SharePoint ingest and document conversion adapters. Pulls documents from SharePoint via Microsoft Graph, converts them (Word, PDF, etc.) to markdown for downstream processing.

Closed pipeline producing markdown from SharePoint-hosted Office documents. Slots into pipelines where segmentation / embedding / knowledge extraction run downstream.

Two subpackages:

Ingestion from Microsoft Graph.

  • adapter.py — pipeline adapter (type: sharepoint_ingest in YAML)
  • graph_client.py — thin async wrapper over the Microsoft Graph REST API
  • settings.py — auth + site / drive selection
  • models.py — SharePoint-specific metadata

Convert the downloaded binary documents to markdown.

  • adapter.py — pipeline adapter (type: document_converter)
  • models.py — conversion output metadata
  • Graph over SOAP. Microsoft Graph is the current API; the legacy SOAP SharePoint API is not supported.
  • Converter stage is separate.
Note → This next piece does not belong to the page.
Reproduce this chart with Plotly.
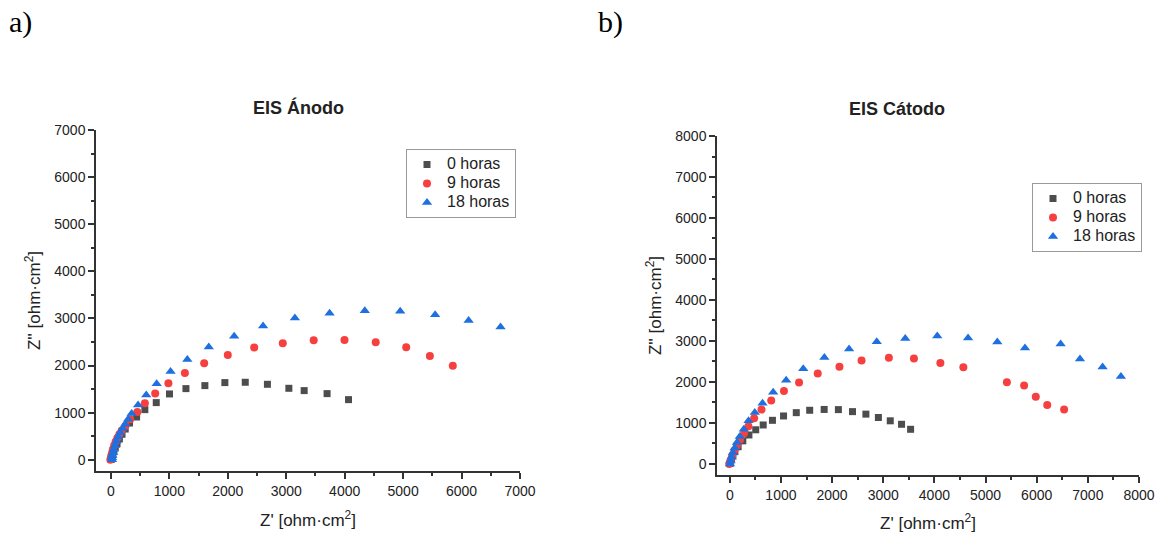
import plotly.graph_objects as go

W, H = 1159, 533

# ---------------- data (ohm·cm²) ----------------
series_names = ["0 horas", "9 horas", "18 horas"]

# EIS Ánodo
anodo_0h_x = [5, 12, 22, 35, 52, 75, 105, 145, 190, 245, 318, 440, 581, 776, 1003, 1284, 1608, 1950, 2299, 2678, 3045, 3307, 3699, 4066]
anodo_0h_y = [5, 30, 70, 120, 180, 260, 340, 440, 540, 651, 779, 907, 1063, 1212, 1396, 1509, 1573, 1637, 1644, 1601, 1516, 1467, 1403, 1275]

anodo_9h_x = [-10, 0, 8, 20, 35, 55, 80, 110, 145, 185, 250, 330, 452, 581, 758, 984, 1266, 1596, 2000, 2452, 2941, 3470, 3997, 4531, 5053, 5458, 5850]
anodo_9h_y = [0, 40, 90, 150, 220, 300, 380, 460, 540, 620, 720, 860, 1013, 1197, 1403, 1622, 1842, 2048, 2225, 2381, 2473, 2534, 2541, 2492, 2390, 2201, 1992]

anodo_18h_x = [20, 20, 25, 35, 50, 70, 95, 125, 160, 200, 245, 295, 355, 465, 605, 783, 1021, 1308, 1675, 2109, 2604, 3148, 3742, 4344, 4950, 5548, 6121, 6667]
anodo_18h_y = [0, 40, 90, 150, 220, 300, 390, 480, 570, 660, 750, 860, 980, 1161, 1375, 1615, 1871, 2126, 2395, 2622, 2841, 3011, 3110, 3164, 3153, 3079, 2958, 2818]

# EIS Cátodo
catodo_0h_x = [5, 15, 35, 60, 100, 163, 255, 374, 507, 653, 834, 1051, 1300, 1562, 1845, 2123, 2399, 2661, 2905, 3137, 3358, 3535]
catodo_0h_y = [10, 50, 120, 200, 300, 420, 563, 706, 833, 950, 1064, 1170, 1251, 1309, 1329, 1325, 1276, 1215, 1133, 1052, 967, 845]

catodo_9h_x = [-10, 0, 20, 50, 90, 140, 200, 280, 364, 476, 620, 810, 1059, 1354, 1719, 2144, 2576, 3110, 3600, 4117, 4566, 5417, 5754, 5982, 6206, 6536]
catodo_9h_y = [0, 30, 100, 200, 320, 450, 590, 750, 918, 1113, 1325, 1548, 1777, 1984, 2205, 2370, 2521, 2590, 2574, 2464, 2358, 1990, 1914, 1638, 1435, 1329]

catodo_18h_x = [5, 15, 35, 60, 95, 140, 196, 274, 366, 489, 640, 848, 1102, 1436, 1849, 2332, 2873, 3430, 4056, 4658, 5230, 5771, 6468, 6846, 7288, 7646]
catodo_18h_y = [0, 70, 160, 270, 390, 520, 667, 849, 1052, 1255, 1480, 1749, 2039, 2323, 2599, 2802, 2981, 3057, 3120, 3075, 2973, 2826, 2924, 2562, 2362, 2130]

# tick values
x1_ticks = [0, 1000, 2000, 3000, 4000, 5000, 6000, 7000]
y1_ticks = [0, 1000, 2000, 3000, 4000, 5000, 6000, 7000]
x2_ticks = [0, 1000, 2000, 3000, 4000, 5000, 6000, 7000, 8000]
y2_ticks = [0, 1000, 2000, 3000, 4000, 5000, 6000, 7000, 8000]

x_title = "Z' [ohm·cm<sup>2</sup>]"
y_title = "Z'' [ohm·cm<sup>2</sup>]"

# ---------------- styles ----------------
GREY, RED, BLUE = "#4D4D4D", "#F5403F", "#1E6FDF"
FONT = "Arial, Liberation Sans, sans-serif"
SERIF = "Times New Roman, Liberation Serif, serif"
styles = [
    dict(symbol="square", size=7, color=GREY),
    dict(symbol="circle", size=8, color=RED),
    dict(symbol="triangle-up", size=9, color=BLUE),
]


def fx(X):
    return X / W


def fy(Y):
    return 1 - Y / H


def legend_label(name):
    return "<span style='font-size:16px'>" + name + "</span>"


fig = go.Figure()

anodo = [(anodo_0h_x, anodo_0h_y), (anodo_9h_x, anodo_9h_y), (anodo_18h_x, anodo_18h_y)]
catodo = [(catodo_0h_x, catodo_0h_y), (catodo_9h_x, catodo_9h_y), (catodo_18h_x, catodo_18h_y)]

for (xs, ys), name, st in zip(anodo, series_names, styles):
    fig.add_trace(go.Scatter(x=xs, y=ys, mode="markers", name=legend_label(name), marker=st,
                             xaxis="x", yaxis="y", legend="legend"))
for (xs, ys), name, st in zip(catodo, series_names, styles):
    fig.add_trace(go.Scatter(x=xs, y=ys, mode="markers", name=legend_label(name), marker=st,
                             xaxis="x2", yaxis="y2", legend="legend2"))

axis_common = dict(
    showline=True, linecolor="#333333", linewidth=1.5, mirror=False,
    ticks="outside", ticklen=6, tickwidth=1.5, tickcolor="#333333",
    showgrid=False, zeroline=False, automargin=False,
    tickfont=dict(family=FONT, size=14, color="#222222"),
    minor=dict(ticks="outside", ticklen=3, tickwidth=1.5, tickcolor="#333333",
               dtick=500, tick0=0, showgrid=False),
)
title_font = dict(family=FONT, size=17, color="#222222")

legend_common = dict(xanchor="left", yanchor="top", bordercolor="#9a9a9a", borderwidth=1,
                     bgcolor="white", font=dict(family=FONT, size=12, color="#222222"),
                     tracegroupgap=0)

fig.update_layout(
    width=W, height=H,
    margin=dict(l=0, r=0, t=0, b=0),
    paper_bgcolor="white", plot_bgcolor="white",
    font=dict(family=FONT, size=14, color="#222222"),
    xaxis=dict(domain=[fx(96), fx(520)], range=[-255, 7000], anchor="y", tickvals=x1_ticks,
               title=dict(text=x_title, font=title_font, standoff=17), **axis_common),
    yaxis=dict(domain=[fy(471), fy(130)], range=[-240, 7000], anchor="x", tickvals=y1_ticks,
               title=dict(text=y_title, font=title_font, standoff=9), **axis_common),
    xaxis2=dict(domain=[fx(717), fx(1139)], range=[-250, 8000], anchor="y2", tickvals=x2_ticks,
                title=dict(text=x_title, font=title_font, standoff=16), **axis_common),
    yaxis2=dict(domain=[fy(475), fy(136)], range=[-270, 8000], anchor="x2", tickvals=y2_ticks,
                title=dict(text=y_title, font=title_font, standoff=9), **axis_common),
    legend=dict(x=fx(406), y=fy(149), **legend_common),
    legend2=dict(x=fx(1032), y=fy(183), **legend_common),
)

ann = []


def add_text(text, X, Y, size, angle=0, xanchor="center", family=FONT, color="#222222"):
    ann.append(dict(text=text, x=fx(X), y=fy(Y), xref="paper", yref="paper",
                    xanchor=xanchor, yanchor="middle", showarrow=False, textangle=angle,
                    font=dict(family=family, size=size, color=color)))


add_text("<b>EIS Ánodo</b>", 298, 108, 18)
add_text("<b>EIS Cátodo</b>", 897, 109, 18)
add_text("a)", 7, 22, 30, xanchor="left", family=SERIF, color="#000000")
add_text("b)", 596, 22, 30, xanchor="left", family=SERIF, color="#000000")
fig.update_layout(annotations=ann)

# remove the default body margin so that the 1159x533 figure fills the window
fig.write_html("out.html", config={"displayModeBar": False},
               post_script="document.body.style.margin='0';")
Ingest and conversion are separate adapters so conversion can be replayed independently if the converter is updated — the binary is persisted between stages.

Top-level factflow_sharepoint/__init__.py is empty. Consumers:

  • Configure both adapters in pipeline YAML
  • Set Graph credentials in env (SHAREPOINT_CLIENT_ID, SHAREPOINT_CLIENT_SECRET, SHAREPOINT_TENANT_ID, or equivalent per settings.py)

Direct imports for custom integrations:

from factflow_sharepoint.sharepoint.adapter import SharePointIngestAdapter
from factflow_sharepoint.document_converter.adapter import DocumentConverterAdapter
  • Workspace: factflow-protocols, factflow-foundation, factflow-engine
  • External services: Microsoft Graph (tenant access), storage provider for downloaded binaries + converted markdown

Tests at backend/packages/workflows/factflow-sharepoint/tests/. Integration tests hit a sandboxed tenant — skipped by default in CI.